Ein Herz für Schurken: Warum Sie Ihrem Antagonisten ebenso viel Aufmerksamkeit wie Ihrem Helden schenken sollten

Finden Sie es auch so störend, wenn Sie beim Lesen eines Romans feststellen müssen, dass sich der Autor zwar große Mühe gegeben hat, einen vielschichtigen und interessanten Protagonisten aufs Papier zu zaubern, aber die Rolle des Gegenspielers lediglich mit einem zweidimensionalen Klischee-Schurken besetzt hat?

Schnurrbartzwirbelnde, megalomanische oder psychopathische Schurken, deren einziges Ziel es zu sein scheint, den Helden aufzuhalten – und nebenbei auch noch alles, was ihm lieb und teuer ist, zu vernichten. Fehlt nur noch das sardonische Oberschurken-Lachen und der obligatorische Showdown, in dem der Schurke dem Helden lang und breit seine finsteren Pläne offenbart – und ihm dadurch die Gelegenheit gibt, das Blatt in letzter Sekunde doch noch zu wenden.

Wenn man einen Roman schreibt, sollte man die Klischee-Schurken in der Mottenkiste lassen, in die sie auch gehören. Stattdessen sollte man mindestens genausoviel Arbeit in die Entwicklung eines glaubwürdigen Antagonisten wie in die des Protagonisten stecken. Denn was wäre ein packender Roman ohne einen beängstigend realistisch wirkenden, äußerst gerissenen und zu allem entschlossenen Gegenspieler?

Dabei ist es besonders wichtig, dass Ihr Antagonist glaubwürdig wirkt. Ihr Leser muss das Gefühl haben, dass es sich bei ihm um einen echten Menschen mit Zielen, Emotionen, Träumen und Ängsten handelt.
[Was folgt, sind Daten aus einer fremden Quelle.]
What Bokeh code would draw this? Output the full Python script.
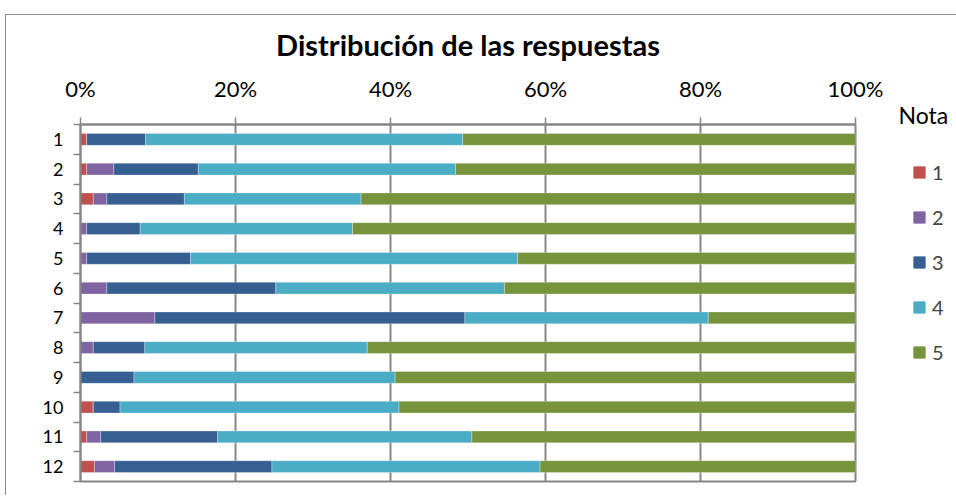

Keinen Karnevals-Mafioso und keinen Geisterbahn-Dracula, sondern um einen echten Menschen, den der Leser bis zu einem bestimmten Punkt sogar verstehen kann.

Für die Handlung Ihres Romans ist Ihr Antagonist mindestens ebenso wichtig wie Ihr Held – denn schließlich wird die Handlung des Romans gerade in der ersten Hälfte in erster Linie mehr durch die Handlungen und Pläne Ihres Antagonisten als durch die des Helden bestimmt.

Schließlich ist es in den meisten Romanen so, dass der Protagonist die erste Hälfte des Romans vor allem damit zubringt, zu reagieren, sich über die Zusammenhänge klar zu werden und sich einen Plan zurecht zu legen, um die durch das „auslösende Ereignis“ zu Beginn der Handlung verursachten Komplikationen zu beheben. Erst in der zweiten Hälfte, nach dem dramatischen Mittelpunkt der Handlung, ergreift der Protagonist die Initiative, statt lediglich auf die Probleme und Bedrohungen zu reagieren, die ihn bis dahin auf Trab gehalten haben. Während in der ersten Hälfte das Spiel nach den Regeln des Antagonisten gespielt wurde, geht es nun anders herum: der Protagonist ändert die Regeln und bietet seinem Gegner Paroli.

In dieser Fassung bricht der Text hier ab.